June 28, 2019
Tyler Prendergast '13 is the marketing and communications manager for Boston theatre company Company One, doing everything from media relations to coordinating box office experiences in unconventional venues to designing postcards and email newsletters.
The events in our lives have a tendency to build on one another in ways we can’t necessarily predict. So it was for Tyler Prendergast ’13: Volunteering to do graphics and posters for plays produced at MCLA led to a design internship, then to a theatre communications job in Watertown, Mass, then to his current job as marketing and communications manager at Company One Theatre in Boston.
Prendergast is the dedicated staffer in charge of promoting all of Company One’s work—everything from media relations to coordinating box office experiences in unconventional venues to designing postcards and email newsletters.
Behind it all is the mission: “We do work that’s showcasing underrepresented voices and underrepresented artists,” he said. “Theatre has long been a very white, very upper-class art form. And that’s not what Boston looks like. And it’s not what America looks like.”
It’s a mission Prendergast can trace back to his MCLA days.
“Coming through a state school, through a program that is more accessible to people without financial privilege—that’s something I think about all the time, working in the theatre industry, where having an expensive conservatory background is often assumed to be the norm.” Prendergast said. “There are systemic issues at play—even in fields where the work is ‘fun,’ where we’re expressing ourselves—regarding who gets to have access to the mechanisms by which we make that art.”
As a performing arts student, Prendergast was able to work on productions that challenge ideas about what theatre is and who makes it—directing The Tempest with a female Prospero and a live folk rock score for MCLA Shakespeare club Yorick, for instance, and assistant directing MCLA Professor Laura Standley’s production of “Hedda Gabler,” which treated Henrik Ibsen’s classic as an experimental new work that encouraged its audience to move around the stage.
Offstage, he learned about community. “One of the things I find most meaningful about my MCLA experience is the college’s dedication to creating fully rounded human beings, of how many opportunities there are for an individual to excel—and become engaged with the workings of the school,” he said. As an orientation leader, he was inspired by the work of Assistant Dean of Students Celia Norcross. “That experience made me realize I could specifically pursue work that benefits a community,” he said. “That’s something I absolutely owe to Celia.”

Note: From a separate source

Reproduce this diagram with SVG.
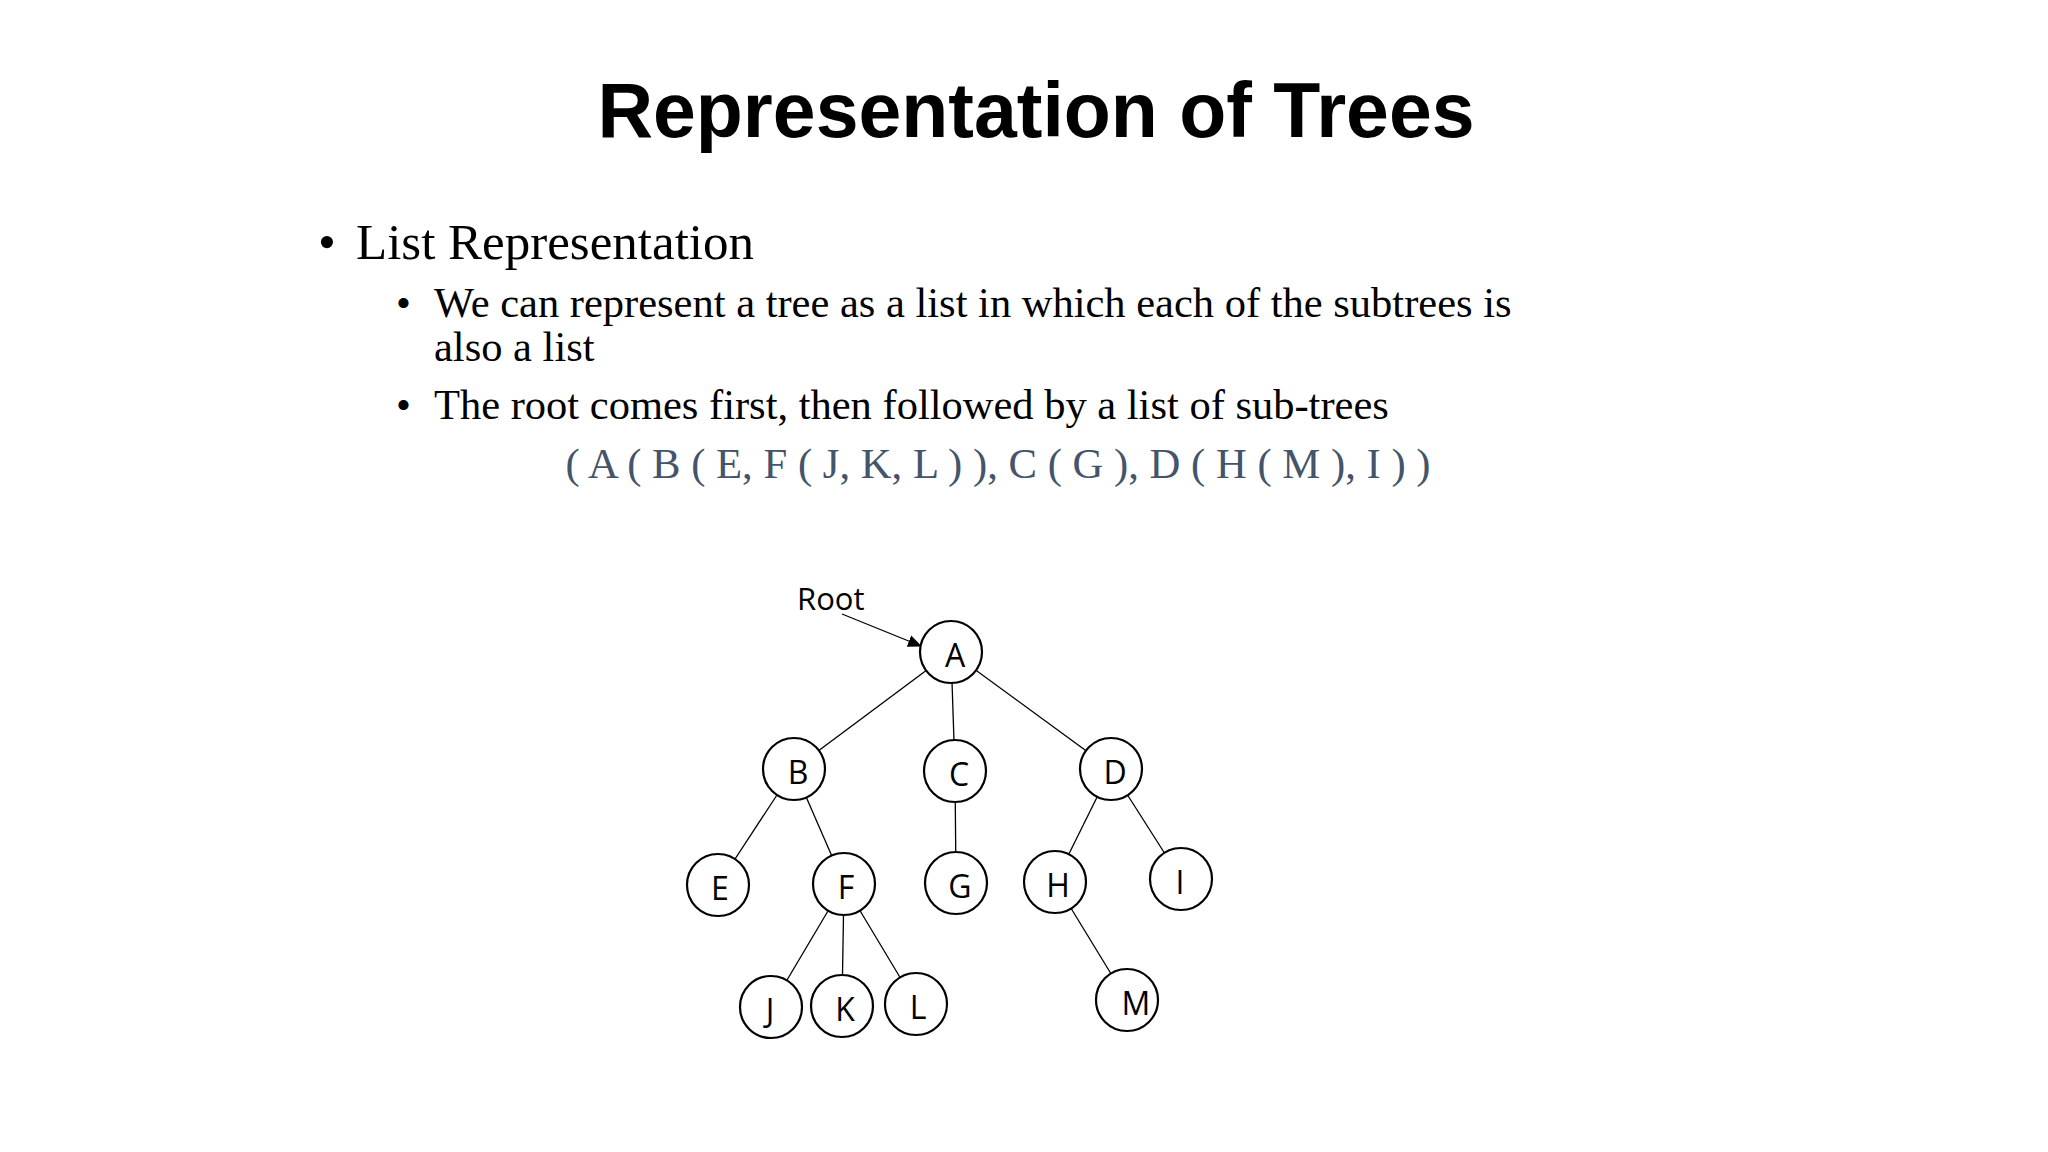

After being nominated to Yorick’s executive board, Prendergast volunteered to be in charge of promotional activities for the club. “It’s funny to think of: that one club meeting completely determined the direction of my career,” he said.
That experience, along with his graphic design work for Fine and Performing Arts Department, helped him secure an internship with the Williamstown Theatre Festival (WTF), just down the road from campus. And his WTF internship provided valuable experience for his first theatre communications job at New Repertory Theatre in Watertown, Mass., not far from his hometown of Saugus.
Working in the Boston-area theatre world gave Prendergast plenty of opportunities to check out what other theatre groups were doing. He immediately connected with Company One’s productions. “It was the sort of work I was really passionate about,” he said. “I would never miss a show.”
When his current role opened up, Prendergast knew he had to apply. He’s been at Company One since 2017. “It’s an incredible team of people,” he said. “They’ve all been dedicated to this company and this mission-driven theatre work—for many of them, this has been their lives for 20 years. I couldn’t ask for a better team to work with.”
“My experience at MCLA prepared me for working at Company One,” he said. “Our company’s goal is to build a community at the intersection of art and social change. Those things really work hand in hand—the education I received, the community I was able to be a part of, and the work I’m in now.”